Work to complete
All lines in which the word "document" occurs are to be extracted.

Items from a dataset:

....

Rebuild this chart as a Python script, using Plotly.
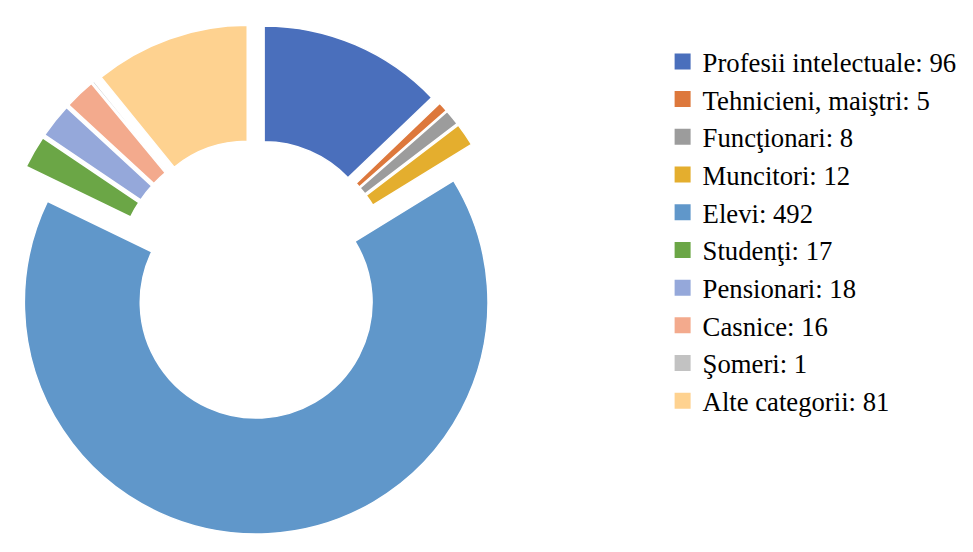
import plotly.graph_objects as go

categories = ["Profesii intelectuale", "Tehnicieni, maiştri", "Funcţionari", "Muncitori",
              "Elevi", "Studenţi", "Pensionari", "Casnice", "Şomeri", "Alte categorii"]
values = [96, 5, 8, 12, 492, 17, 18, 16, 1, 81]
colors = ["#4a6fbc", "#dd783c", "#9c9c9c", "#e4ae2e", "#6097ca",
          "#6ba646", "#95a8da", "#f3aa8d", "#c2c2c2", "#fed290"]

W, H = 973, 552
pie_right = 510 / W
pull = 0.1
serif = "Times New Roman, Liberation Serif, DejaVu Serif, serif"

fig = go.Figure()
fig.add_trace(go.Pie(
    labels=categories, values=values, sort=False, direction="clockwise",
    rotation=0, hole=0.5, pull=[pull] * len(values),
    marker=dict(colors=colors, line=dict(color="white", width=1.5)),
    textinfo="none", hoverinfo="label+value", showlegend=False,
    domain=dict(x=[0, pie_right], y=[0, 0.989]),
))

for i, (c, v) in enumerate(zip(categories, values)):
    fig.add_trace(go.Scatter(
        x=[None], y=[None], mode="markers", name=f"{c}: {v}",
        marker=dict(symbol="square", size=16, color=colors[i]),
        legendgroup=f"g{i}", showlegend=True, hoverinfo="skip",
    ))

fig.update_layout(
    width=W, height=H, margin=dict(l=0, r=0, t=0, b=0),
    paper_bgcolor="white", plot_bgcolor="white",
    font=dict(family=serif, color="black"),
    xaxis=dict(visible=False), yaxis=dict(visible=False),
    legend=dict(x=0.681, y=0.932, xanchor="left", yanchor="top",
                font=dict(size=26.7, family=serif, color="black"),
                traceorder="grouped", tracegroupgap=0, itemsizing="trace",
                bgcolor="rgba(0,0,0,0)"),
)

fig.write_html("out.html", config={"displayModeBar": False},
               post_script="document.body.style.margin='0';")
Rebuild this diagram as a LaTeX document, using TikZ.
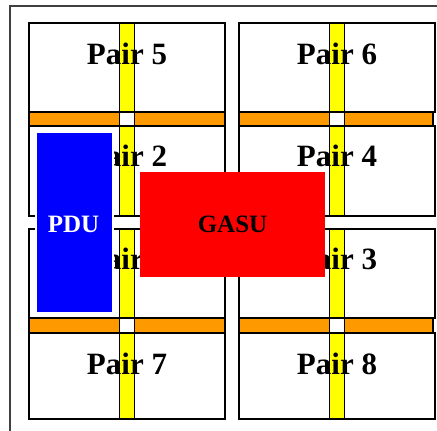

....

The result
               post_script="document.body.style.margin='0';")
Rebuild this diagram as a LaTeX document, using TikZ.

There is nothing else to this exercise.